**YOUR GOAL**
Return the listing below verbatim. Pictures do not belong in the copy.

**MATERIAL SUPPLIED**
○ ○ ○
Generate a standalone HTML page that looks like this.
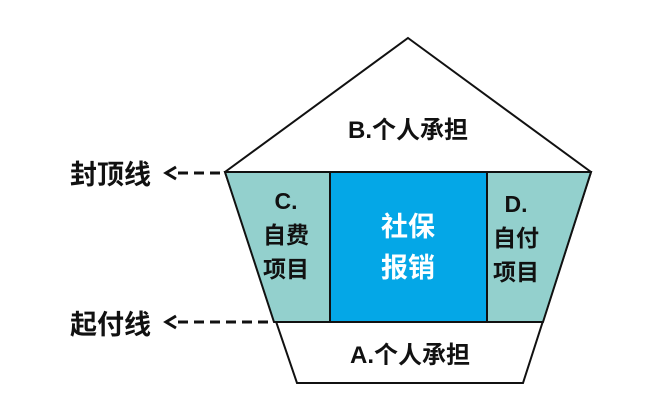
<!DOCTYPE html>
<html><head><meta charset="utf-8"><style>
body{margin:0;background:#fff;}
svg text{font-family:"Liberation Sans","Noto Sans CJK SC",sans-serif;font-weight:bold;}
</style></head><body>
<svg width="665" height="402" viewBox="0 0 665 402" xmlns="http://www.w3.org/2000/svg">
<rect width="665" height="402" fill="#fff"/>
<polygon points="408,38 591,172 523,383 297,383 225,172" fill="#fff" stroke="#111" stroke-width="2"/>
<polygon points="225,172 330,172 330,322 274,322" fill="#93d0cd" stroke="#111" stroke-width="2"/>
<rect x="330" y="172" width="157" height="150" fill="#04a7e7" stroke="#111" stroke-width="2"/>
<polygon points="487,172 591,172 543,322 487,322" fill="#93d0cd" stroke="#111" stroke-width="2"/>
<line x1="225" y1="172" x2="591" y2="172" stroke="#111" stroke-width="2"/>
<line x1="274" y1="322" x2="543" y2="322" stroke="#111" stroke-width="2"/>
<line x1="178" y1="173" x2="224" y2="173" stroke="#111" stroke-width="3" stroke-dasharray="10,6"/>
<line x1="178" y1="322" x2="272" y2="322" stroke="#111" stroke-width="3" stroke-dasharray="10,6"/>
<polyline points="176,167 166,173 176,179" fill="none" stroke="#111" stroke-width="3"/>
<polyline points="176,316 166,322 176,328" fill="none" stroke="#111" stroke-width="3"/>
<text x="70" y="184" font-size="27" fill="#111">封顶线</text>
<text x="70" y="334" font-size="27" fill="#111">起付线</text>
<text x="408" y="138" font-size="24" fill="#111" text-anchor="middle">B.个人承担</text>
<text x="410" y="363" font-size="24" fill="#111" text-anchor="middle">A.个人承担</text>
<text x="286" y="209" font-size="23" fill="#111" text-anchor="middle">C.</text>
<text x="286" y="243" font-size="23" fill="#111" text-anchor="middle">自费</text>
<text x="286" y="277" font-size="23" fill="#111" text-anchor="middle">项目</text>
<text x="516" y="212" font-size="23" fill="#111" text-anchor="middle">D.</text>
<text x="516" y="246" font-size="23" fill="#111" text-anchor="middle">自付</text>
<text x="516" y="280" font-size="23" fill="#111" text-anchor="middle">项目</text>
<text x="408" y="236" font-size="27" fill="#fff" text-anchor="middle">社保</text>
<text x="408" y="277" font-size="27" fill="#fff" text-anchor="middle">报销</text>
</svg>
</body></html>
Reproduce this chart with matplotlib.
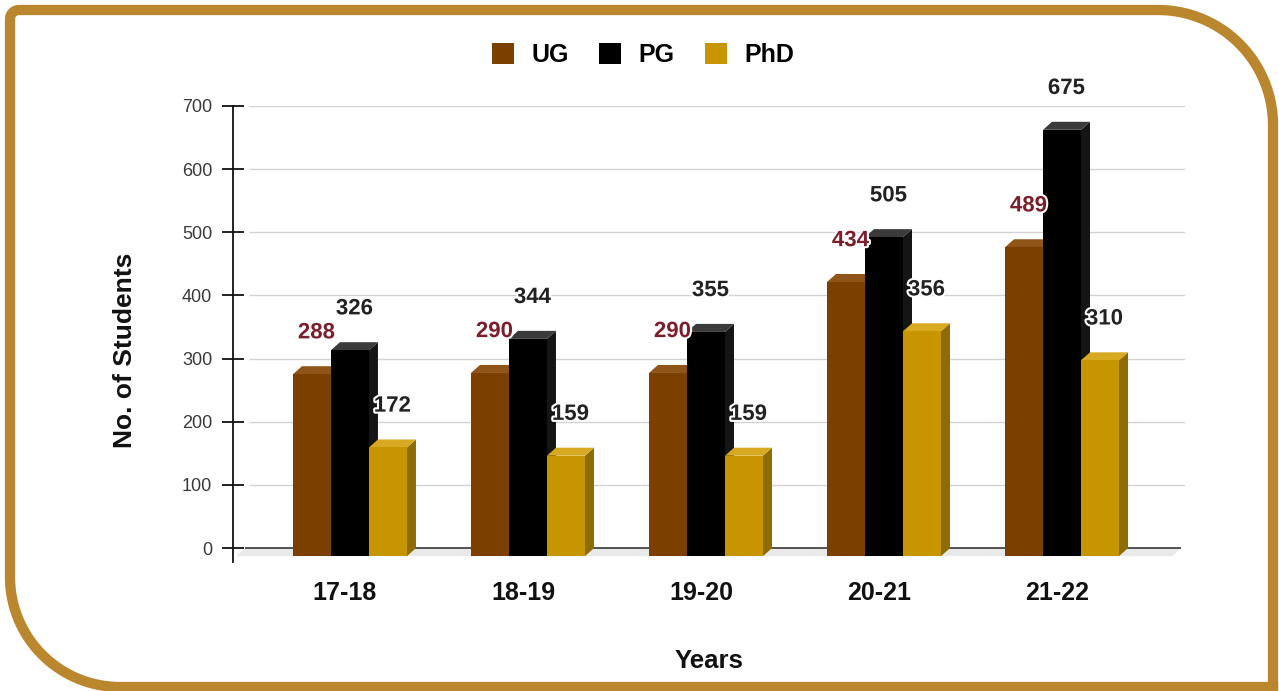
import numpy as np
import matplotlib.pyplot as plt
from matplotlib.patches import Polygon, Patch
from matplotlib.path import Path
from matplotlib.patches import PathPatch
import matplotlib.patheffects as pe

plt.rcParams["font.family"] = ["Liberation Sans", "DejaVu Sans"]

years = ["17-18", "18-19", "19-20", "20-21", "21-22"]
series = ["UG", "PG", "PhD"]
ug = [288, 290, 290, 434, 489]
pg = [326, 344, 355, 505, 675]
phd = [172, 159, 159, 356, 310]

# front / top / side colours for each series
face_colors = {"UG": ("#7B3F00", "#8E5418", "#5A2E00"),
               "PG": ("#000000", "#3A3A3A", "#151515"),
               "PhD": ("#C69500", "#D8AA22", "#8F6C00")}
label_colors = {"UG": "#7A1F2B", "PG": "#222222", "PhD": "#222222"}

W, H = 1279, 691
fig = plt.figure(figsize=(W / 100, H / 100), dpi=100)
ax = fig.add_axes([233 / W, 1 - 562 / H, 952 / W, 456 / H])

x_left, x_right = -0.629, 4.719
ax.set_xlim(x_left, x_right)
ax.set_ylim(-22, 700)

bar_w = 0.2135
dx = 0.0506   # depth offset in x (data units)
dy = 12.7     # depth offset in y (data units)
shift = 0.028

# back wall grid and base line
ax.hlines(range(100, 701, 100), -0.54, x_right, color="#D2D2D2", lw=1, zorder=1)
ax.add_patch(Polygon([(-0.56, 0), (x_right - 0.02, 0), (x_right - 0.02 - dx, -dy),
                      (-0.56 - dx, -dy)], closed=True, facecolor="#E9E9E9",
                     edgecolor="none", zorder=1))
ax.hlines(0, -0.56, x_right - 0.02, color="#444444", lw=1.3, zorder=2)

values = {"UG": ug, "PG": pg, "PhD": phd}
z = 3
for i in range(len(years)):
    for k, s in enumerate(series):
        v = values[s][i]
        xc = i + shift + (k - 1) * bar_w
        x0, x1 = xc - bar_w / 2, xc + bar_w / 2
        front, top, side = face_colors[s]
        ax.add_patch(Polygon([(x1, -dy), (x1 + dx, 0), (x1 + dx, v), (x1, v - dy)],
                             closed=True, facecolor=side, edgecolor="none", zorder=z))
        ax.add_patch(Polygon([(x0, v - dy), (x1, v - dy), (x1 + dx, v), (x0 + dx, v)],
                             closed=True, facecolor=top, edgecolor="none", zorder=z))
        ax.add_patch(Polygon([(x0, -dy), (x1, -dy), (x1, v - dy), (x0, v - dy)],
                             closed=True, facecolor=front, edgecolor="none", zorder=z))
        z += 1

for i in range(len(years)):
    for k, s in enumerate(series):
        v = values[s][i]
        xc = i + shift + (k - 1) * bar_w
        ax.annotate(str(v), (xc + dx / 2, v), xytext=(0, 24), textcoords="offset points",
                    ha="center", va="center", fontsize=16, fontweight="bold",
                    color=label_colors[s], zorder=50,
                    path_effects=[pe.withStroke(linewidth=3, foreground="white")])

for side in ["top", "right", "bottom"]:
    ax.spines[side].set_visible(False)
ax.spines["left"].set_color("#111111")
ax.spines["left"].set_linewidth(1.3)
ax.set_yticks(range(0, 701, 100))
ax.tick_params(axis="y", direction="inout", length=16, width=1.3, color="#111111",
               labelsize=13, labelcolor="#3A3A3A", pad=7)
ax.set_xticks(range(len(years)))
ax.set_xticklabels(years, fontsize=18, fontweight="bold", color="#111111")
ax.tick_params(axis="x", length=0, pad=14)
ax.patch.set_alpha(0)

fig.text(709 / W, 1 - 661 / H, "Years", ha="center", va="center",
         fontsize=18.5, fontweight="bold", color="#111111")
fig.text(125 / W, 1 - 350 / H, "No. of Students", ha="center", va="center",
         rotation=90, fontsize=19, fontweight="bold", color="#111111")

handles = [Patch(facecolor=face_colors[s][0], label=s) for s in series]
fig.legend(handles=handles, loc="center", bbox_to_anchor=(643 / W, 1 - 55 / H),
           ncol=3, frameon=False, handlelength=0.88, handleheight=0.88,
           handletextpad=0.7, columnspacing=1.2,
           prop={"size": 18, "weight": "bold"})

# gold rounded border
ov = fig.add_axes([0, 0, 1, 1])
ov.set_xlim(0, W)
ov.set_ylim(H, 0)
ov.axis("off")
ov.patch.set_alpha(0)
L, T, R, B = 10, 10, 1273, 687
r_tl, r_tr, r_bl = 9, 115, 110


def arc(cx, cy, r, a0, a1):
    t = np.linspace(np.radians(a0), np.radians(a1), 40)
    return list(zip(cx + r * np.cos(t), cy + r * np.sin(t)))


pts = []
pts += arc(L + r_tl, T + r_tl, r_tl, 180, 270)
pts += arc(R - r_tr, T + r_tr, r_tr, 270, 360)
pts += [(R, B + 6), (R, B), (L + r_bl, B)]
pts += arc(L + r_bl, B - r_bl, r_bl, 90, 180)
pts.append(pts[0])
ov.add_patch(PathPatch(Path(pts), facecolor="none", edgecolor="#BA872E",
                       lw=7.4, joinstyle="miter", capstyle="butt"))

fig.savefig("out.png", dpi=100)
○ ○ ○
**SOLUTION TO THIS TASK**
Generate a standalone HTML page that looks like this.
<!DOCTYPE html>
<html><head><meta charset="utf-8"><style>
body{margin:0;background:#fff;}
svg text{font-family:"Liberation Sans","Noto Sans CJK SC",sans-serif;font-weight:bold;}
</style></head><body>
<svg width="665" height="402" viewBox="0 0 665 402" xmlns="http://www.w3.org/2000/svg">
<rect width="665" height="402" fill="#fff"/>
<polygon points="408,38 591,172 523,383 297,383 225,172" fill="#fff" stroke="#111" stroke-width="2"/>
<polygon points="225,172 330,172 330,322 274,322" fill="#93d0cd" stroke="#111" stroke-width="2"/>
<rect x="330" y="172" width="157" height="150" fill="#04a7e7" stroke="#111" stroke-width="2"/>
<polygon points="487,172 591,172 543,322 487,322" fill="#93d0cd" stroke="#111" stroke-width="2"/>
<line x1="225" y1="172" x2="591" y2="172" stroke="#111" stroke-width="2"/>
<line x1="274" y1="322" x2="543" y2="322" stroke="#111" stroke-width="2"/>
<line x1="178" y1="173" x2="224" y2="173" stroke="#111" stroke-width="3" stroke-dasharray="10,6"/>
<line x1="178" y1="322" x2="272" y2="322" stroke="#111" stroke-width="3" stroke-dasharray="10,6"/>
<polyline points="176,167 166,173 176,179" fill="none" stroke="#111" stroke-width="3"/>
<polyline points="176,316 166,322 176,328" fill="none" stroke="#111" stroke-width="3"/>
<text x="70" y="184" font-size="27" fill="#111">封顶线</text>
<text x="70" y="334" font-size="27" fill="#111">起付线</text>
<text x="408" y="138" font-size="24" fill="#111" text-anchor="middle">B.个人承担</text>
<text x="410" y="363" font-size="24" fill="#111" text-anchor="middle">A.个人承担</text>
<text x="286" y="209" font-size="23" fill="#111" text-anchor="middle">C.</text>
<text x="286" y="243" font-size="23" fill="#111" text-anchor="middle">自费</text>
<text x="286" y="277" font-size="23" fill="#111" text-anchor="middle">项目</text>
<text x="516" y="212" font-size="23" fill="#111" text-anchor="middle">D.</text>
<text x="516" y="246" font-size="23" fill="#111" text-anchor="middle">自付</text>
<text x="516" y="280" font-size="23" fill="#111" text-anchor="middle">项目</text>
<text x="408" y="236" font-size="27" fill="#fff" text-anchor="middle">社保</text>
<text x="408" y="277" font-size="27" fill="#fff" text-anchor="middle">报销</text>
</svg>
</body></html>
Reproduce this chart with matplotlib.
import numpy as np
import matplotlib.pyplot as plt
from matplotlib.patches import Polygon, Patch
from matplotlib.path import Path
from matplotlib.patches import PathPatch
import matplotlib.patheffects as pe

plt.rcParams["font.family"] = ["Liberation Sans", "DejaVu Sans"]

years = ["17-18", "18-19", "19-20", "20-21", "21-22"]
series = ["UG", "PG", "PhD"]
ug = [288, 290, 290, 434, 489]
pg = [326, 344, 355, 505, 675]
phd = [172, 159, 159, 356, 310]

# front / top / side colours for each series
face_colors = {"UG": ("#7B3F00", "#8E5418", "#5A2E00"),
               "PG": ("#000000", "#3A3A3A", "#151515"),
               "PhD": ("#C69500", "#D8AA22", "#8F6C00")}
label_colors = {"UG": "#7A1F2B", "PG": "#222222", "PhD": "#222222"}

W, H = 1279, 691
fig = plt.figure(figsize=(W / 100, H / 100), dpi=100)
ax = fig.add_axes([233 / W, 1 - 562 / H, 952 / W, 456 / H])

x_left, x_right = -0.629, 4.719
ax.set_xlim(x_left, x_right)
ax.set_ylim(-22, 700)

bar_w = 0.2135
dx = 0.0506   # depth offset in x (data units)
dy = 12.7     # depth offset in y (data units)
shift = 0.028

# back wall grid and base line
ax.hlines(range(100, 701, 100), -0.54, x_right, color="#D2D2D2", lw=1, zorder=1)
ax.add_patch(Polygon([(-0.56, 0), (x_right - 0.02, 0), (x_right - 0.02 - dx, -dy),
                      (-0.56 - dx, -dy)], closed=True, facecolor="#E9E9E9",
                     edgecolor="none", zorder=1))
ax.hlines(0, -0.56, x_right - 0.02, color="#444444", lw=1.3, zorder=2)

values = {"UG": ug, "PG": pg, "PhD": phd}
z = 3
for i in range(len(years)):
    for k, s in enumerate(series):
        v = values[s][i]
        xc = i + shift + (k - 1) * bar_w
        x0, x1 = xc - bar_w / 2, xc + bar_w / 2
        front, top, side = face_colors[s]
        ax.add_patch(Polygon([(x1, -dy), (x1 + dx, 0), (x1 + dx, v), (x1, v - dy)],
                             closed=True, facecolor=side, edgecolor="none", zorder=z))
        ax.add_patch(Polygon([(x0, v - dy), (x1, v - dy), (x1 + dx, v), (x0 + dx, v)],
                             closed=True, facecolor=top, edgecolor="none", zorder=z))
        ax.add_patch(Polygon([(x0, -dy), (x1, -dy), (x1, v - dy), (x0, v - dy)],
                             closed=True, facecolor=front, edgecolor="none", zorder=z))
        z += 1

for i in range(len(years)):
    for k, s in enumerate(series):
        v = values[s][i]
        xc = i + shift + (k - 1) * bar_w
        ax.annotate(str(v), (xc + dx / 2, v), xytext=(0, 24), textcoords="offset points",
                    ha="center", va="center", fontsize=16, fontweight="bold",
                    color=label_colors[s], zorder=50,
                    path_effects=[pe.withStroke(linewidth=3, foreground="white")])

for side in ["top", "right", "bottom"]:
    ax.spines[side].set_visible(False)
ax.spines["left"].set_color("#111111")
ax.spines["left"].set_linewidth(1.3)
ax.set_yticks(range(0, 701, 100))
ax.tick_params(axis="y", direction="inout", length=16, width=1.3, color="#111111",
               labelsize=13, labelcolor="#3A3A3A", pad=7)
ax.set_xticks(range(len(years)))
ax.set_xticklabels(years, fontsize=18, fontweight="bold", color="#111111")
ax.tick_params(axis="x", length=0, pad=14)
ax.patch.set_alpha(0)

fig.text(709 / W, 1 - 661 / H, "Years", ha="center", va="center",
         fontsize=18.5, fontweight="bold", color="#111111")
fig.text(125 / W, 1 - 350 / H, "No. of Students", ha="center", va="center",
         rotation=90, fontsize=19, fontweight="bold", color="#111111")

handles = [Patch(facecolor=face_colors[s][0], label=s) for s in series]
fig.legend(handles=handles, loc="center", bbox_to_anchor=(643 / W, 1 - 55 / H),
           ncol=3, frameon=False, handlelength=0.88, handleheight=0.88,
           handletextpad=0.7, columnspacing=1.2,
           prop={"size": 18, "weight": "bold"})

# gold rounded border
ov = fig.add_axes([0, 0, 1, 1])
ov.set_xlim(0, W)
ov.set_ylim(H, 0)
ov.axis("off")
ov.patch.set_alpha(0)
L, T, R, B = 10, 10, 1273, 687
r_tl, r_tr, r_bl = 9, 115, 110


def arc(cx, cy, r, a0, a1):
    t = np.linspace(np.radians(a0), np.radians(a1), 40)
    return list(zip(cx + r * np.cos(t), cy + r * np.sin(t)))


pts = []
pts += arc(L + r_tl, T + r_tl, r_tl, 180, 270)
pts += arc(R - r_tr, T + r_tr, r_tr, 270, 360)
pts += [(R, B + 6), (R, B), (L + r_bl, B)]
pts += arc(L + r_bl, B - r_bl, r_bl, 90, 180)
pts.append(pts[0])
ov.add_patch(PathPatch(Path(pts), facecolor="none", edgecolor="#BA872E",
                       lw=7.4, joinstyle="miter", capstyle="butt"))

fig.savefig("out.png", dpi=100)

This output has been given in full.